I'm not here to advocate for ETAM. I went through the process myself; while I did get my first-choice major, I honestly felt like I was pretty close to having to choose something else.
But there's a perspective missing from this thread: ETAM actually gives many students a shot at TAMU Engineering who otherwise wouldn't get in at all. Instead of being outright rejected (or, in some cases, effectively rejected by timing), they're given the chance to compete for a major.
For example:
Student A applies to both TAMU and UT. (They're in the top 6%great grades, but not a National Merit type of SAT/ACT score.)
UT: Applies for CS and Electrical Engineering. Gets denied for both. They get general admission, but by the time the engineering review is over, the remaining majors aren't really desirable. Effectively, that's a denial from the engineering school.

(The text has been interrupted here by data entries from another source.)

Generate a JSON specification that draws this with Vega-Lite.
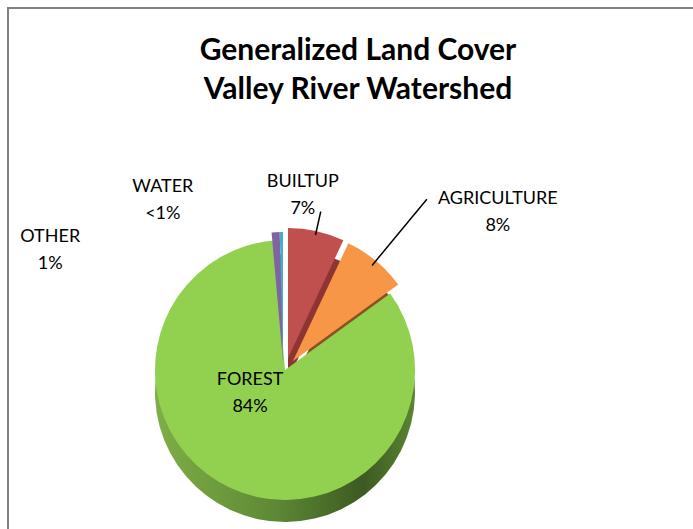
{
  "$schema": "https://vega.github.io/schema/vega-lite/v6.json",
  "autosize": "none",
  "width": 700,
  "height": 540,
  "padding": {"left": 8, "top": 8, "right": 0, "bottom": 0},
  "background": "white",
  "view": {"stroke": "#808080", "strokeWidth": 2},
  "config": {
    "view": {"stroke": "#808080", "strokeWidth": 2},
    "font": "Lato"
  },
  "title": {
    "text": ["Generalized Land Cover", "Valley River Watershed"],
    "font": "Lato",
    "fontSize": 30,
    "fontWeight": "bold",
    "color": "#000000",
    "lineHeight": 39,
    "anchor": "middle",
    "offset": -97
  },
  "data": {
    "values": [
      {"name": "BUILTUP", "label": "BUILTUP\n7%", "value": 7, "rank": 1},
      {"name": "AGRICULTURE", "label": "AGRICULTURE\n8%", "value": 8, "rank": 2},
      {"name": "FOREST", "label": "FOREST\n84%", "value": 83.6, "rank": 3},
      {"name": "OTHER", "label": "OTHER\n1%", "value": 1, "rank": 4},
      {"name": "WATER", "label": "WATER\n<1%", "value": 0.4, "rank": 5}
    ]
  },
  "encoding": {
    "theta": {"field": "value", "type": "quantitative", "stack": true},
    "order": {"field": "rank", "type": "quantitative"}
  },
  "layer": [
    {
      "mark": {"type": "arc", "x": 277, "y": 362, "radius": 130, "yOffset": 22,
        "fill": {"gradient": "linear", "x1": 0, "y1": 0, "x2": 1, "y2": 0,
          "stops": [{"offset": 0, "color": "#7fae46"}, {"offset": 0.45, "color": "#5f8a35"}, {"offset": 0.8, "color": "#3d5a22"}, {"offset": 1, "color": "#5a8532"}]}},
      "encoding": {"opacity": {"condition": {"test": "datum.name === 'FOREST'", "value": 1}, "value": 0}}
    },
    {
      "mark": {"type": "arc", "x": 277, "y": 362, "radius": 130, "xOffset": 3, "yOffset": 10, "fill": "#8e3533"},
      "encoding": {"opacity": {"condition": {"test": "datum.name === 'BUILTUP'", "value": 1}, "value": 0}}
    },
    {
      "mark": {"type": "arc", "x": 277, "y": 362, "radius": 130, "xOffset": 8, "yOffset": 13, "fill": "#8a5223"},
      "encoding": {"opacity": {"condition": {"test": "datum.name === 'AGRICULTURE'", "value": 1}, "value": 0}}
    },
    {
      "mark": {"type": "arc", "x": 277, "y": 362, "radius": 130, "xOffset": -2, "yOffset": 14},
      "encoding": {
        "fill": {"field": "name", "type": "nominal", "legend": null,
          "scale": {"domain": ["BUILTUP", "AGRICULTURE", "FOREST", "OTHER", "WATER"], "range": ["#8e3533", "#8a5223", "#5f8a35", "#4e3c64", "#2f7f94"]}},
        "opacity": {"condition": {"test": "datum.name === 'OTHER' || datum.name === 'WATER'", "value": 1}, "value": 0}
      }
    },
    {
      "mark": {"type": "arc", "x": 277, "y": 362, "radius": 130},
      "encoding": {
        "color": {"field": "name", "type": "nominal", "legend": null,
          "scale": {"domain": ["BUILTUP", "AGRICULTURE", "FOREST", "OTHER", "WATER"], "range": ["#c0504d", "#f79646", "#92d050", "#8064a2", "#4bacc6"]}},
        "opacity": {"condition": {"test": "datum.name === 'FOREST'", "value": 1}, "value": 0}
      }
    },
    {
      "mark": {"type": "arc", "x": 277, "y": 362, "radius": 130, "xOffset": 3, "yOffset": -12},
      "encoding": {
        "color": {"field": "name", "type": "nominal", "legend": null},
        "opacity": {"condition": {"test": "datum.name === 'BUILTUP'", "value": 1}, "value": 0}
      }
    },
    {
      "mark": {"type": "arc", "x": 277, "y": 362, "radius": 130, "xOffset": 8, "yOffset": -9},
      "encoding": {
        "color": {"field": "name", "type": "nominal", "legend": null},
        "opacity": {"condition": {"test": "datum.name === 'AGRICULTURE'", "value": 1}, "value": 0}
      }
    },
    {
      "mark": {"type": "arc", "x": 277, "y": 362, "radius": 130, "xOffset": -2, "yOffset": -8},
      "encoding": {
        "color": {"field": "name", "type": "nominal", "legend": null},
        "opacity": {"condition": {"test": "datum.name === 'OTHER' || datum.name === 'WATER'", "value": 1}, "value": 0}
      }
    },
    {
      "mark": {"type": "arc", "x": 277, "y": 362, "radius": 150, "radius2": 126, "padAngle": 1.2, "xOffset": 3, "yOffset": -12,
        "fill": "transparent", "stroke": "#000000", "strokeWidth": 1.5},
      "encoding": {"strokeOpacity": {"condition": {"test": "datum.name === 'BUILTUP'", "value": 1}, "value": 0}}
    },
    {
      "mark": {"type": "arc", "x": 277, "y": 362, "radius": 210, "radius2": 124, "padAngle": 1.2, "xOffset": 8, "yOffset": -9,
        "fill": "transparent", "stroke": "#000000", "strokeWidth": 1.5},
      "encoding": {"strokeOpacity": {"condition": {"test": "datum.name === 'AGRICULTURE'", "value": 1}, "value": 0}}
    },
    {
      "mark": {"type": "text", "x": 277, "y": 362, "radius": 178, "dx": -21, "dy": -14, "font": "Lato", "fontSize": 18, "lineBreak": "\n", "lineHeight": 27, "align": "center", "baseline": "middle", "color": "#000000"},
      "encoding": {"text": {"field": "label"}, "opacity": {"condition": {"test": "datum.name === 'BUILTUP'", "value": 1}, "value": 0}}
    },
    {
      "mark": {"type": "text", "x": 277, "y": 362, "radius": 210, "dx": 79, "dy": -9, "font": "Lato", "fontSize": 18, "lineBreak": "\n", "lineHeight": 27, "align": "center", "baseline": "middle", "color": "#000000"},
      "encoding": {"text": {"field": "label"}, "opacity": {"condition": {"test": "datum.name === 'AGRICULTURE'", "value": 1}, "value": 0}}
    },
    {
      "mark": {"type": "text", "x": 277, "y": 362, "radius": 36, "dx": -20, "dy": -23, "font": "Lato", "fontSize": 18, "lineBreak": "\n", "lineHeight": 27, "align": "center", "baseline": "middle", "color": "#000000"},
      "encoding": {"text": {"field": "label"}, "opacity": {"condition": {"test": "datum.name === 'FOREST'", "value": 1}, "value": 0}}
    },
    {
      "mark": {"type": "text", "x": 277, "y": 362, "radius": 120, "dx": -228, "dy": -13, "font": "Lato", "fontSize": 18, "lineBreak": "\n", "lineHeight": 27, "align": "center", "baseline": "middle", "color": "#000000"},
      "encoding": {"text": {"field": "label"}, "opacity": {"condition": {"test": "datum.name === 'OTHER'", "value": 1}, "value": 0}}
    },
    {
      "mark": {"type": "text", "x": 277, "y": 362, "radius": 173, "dx": -120, "dy": -10, "font": "Lato", "fontSize": 18, "lineBreak": "\n", "lineHeight": 27, "align": "center", "baseline": "middle", "color": "#000000"},
      "encoding": {"text": {"field": "label"}, "opacity": {"condition": {"test": "datum.name === 'WATER'", "value": 1}, "value": 0}}
    }
  ]
}
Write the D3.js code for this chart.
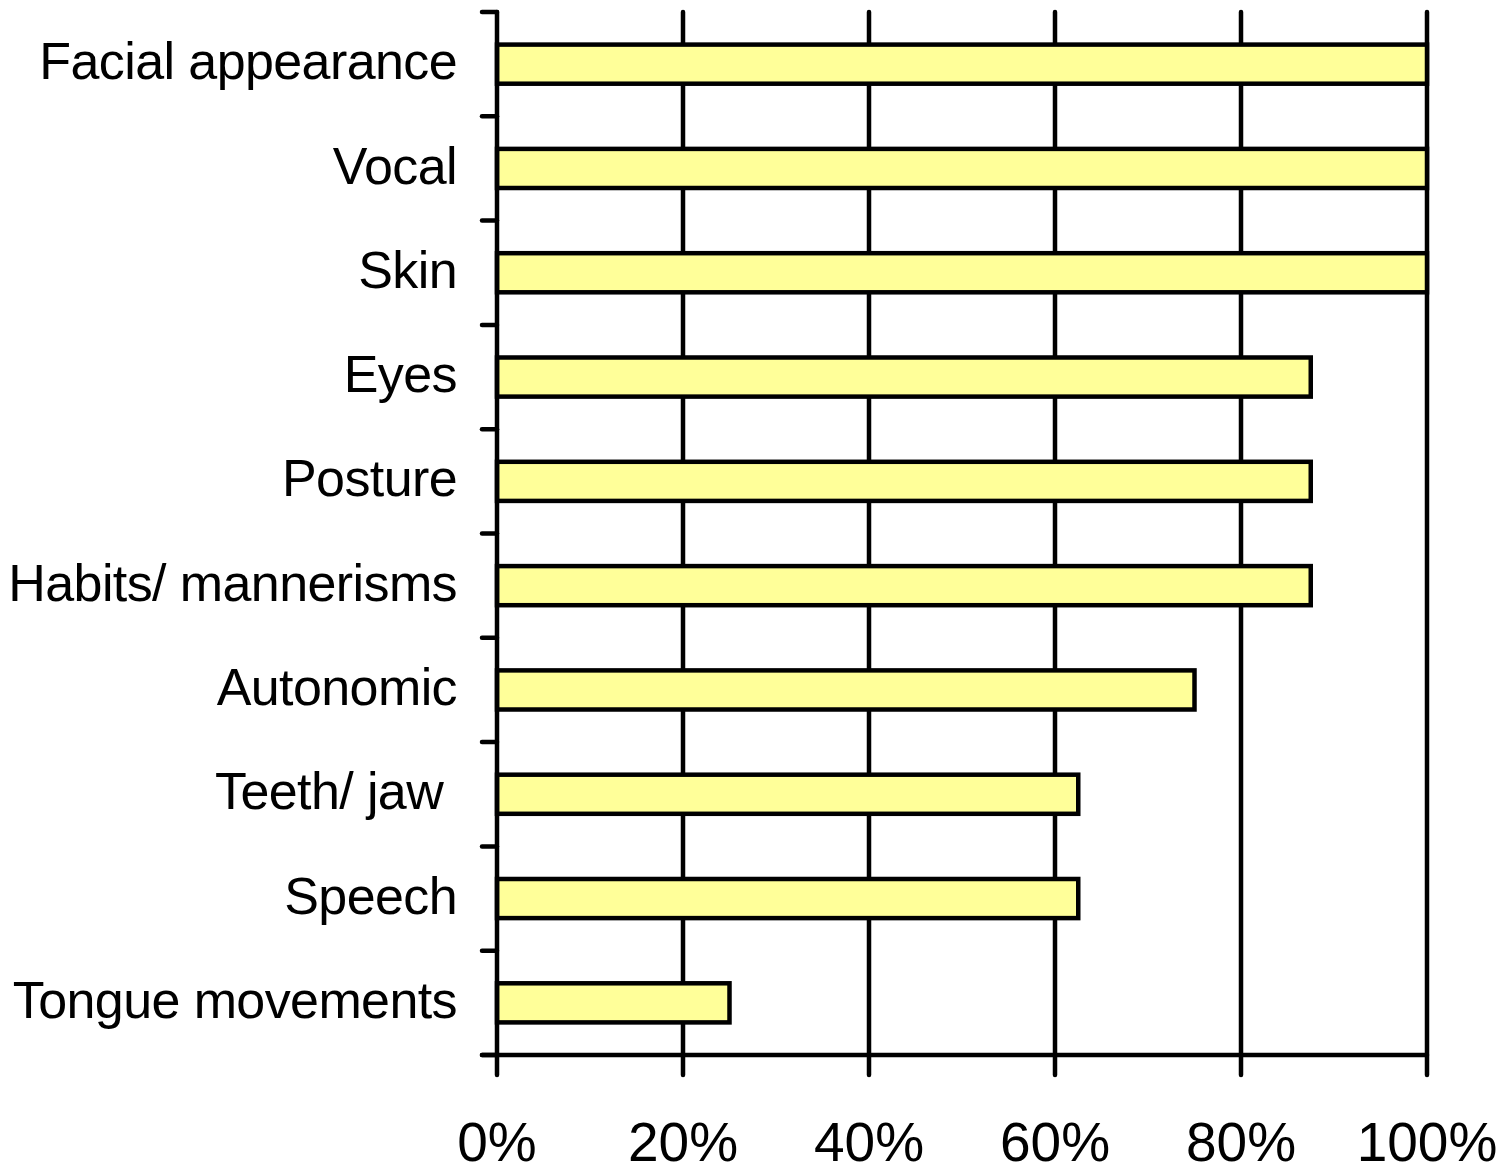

TAMU: Applies for Engineering, gets in, and goes through ETAM. Maybe they realize they aren't competitive for CS or EE, but can choose an adjacent major where they are competitive and still end up with a great engineering career.
I get that a lot of parents here have kids who got into Texas or even Ivy-adjacent schools, and are frustrated that TAMU's process is different.
A lot of ETAM is political, the state has pushed for higher engineering enrollment, and TAMU uses ETAM to distribute students across "engineering" majors, keeping the flagship majors (EE, CS, ME, CE, etc.) more selective to prevent degree inflation. But it also helps kids who, maybe due to poor guidance, would have only applied to the most competitive majors (and gotten flat out turned away as in the UT example), find another good path in engineering.
I remember in the late 2010s, an admissions rep visited our class and said that, without ETAM, our engineering class size would be half of what it is. Whether we like it or not, ETAM does give more students a real chance at earning an engineering degree who otherwise would have been turned away, as is the case at UT. If you go to any college confidential page you see stellar kids being denied from UT, if we didn't have an ETAM or an expansionist system, you'd find the same things in these threads instead of ETAM bashing.
One last thing, it surprises me that such stellar students are so worried about a little competition. Haven't these same students excelled at schools where half the class goes to Texas-tier universities? If you can do well in competitive majors at UT or similar schools, you can do well at TAMU, too. Life involves some risks, and in my experience, most strong students end up with their first-choice major anyway.
To end, don't we as Aggies pride ourselves for being tough? For being gritty? For being competitive and giving people a fair shake? That we aren't like UT? I'm not saying ETAM should stay but it's not the boogieman people make it out to be.
(I realize this opinion might not be popular, but maybe someone will find it helpful.)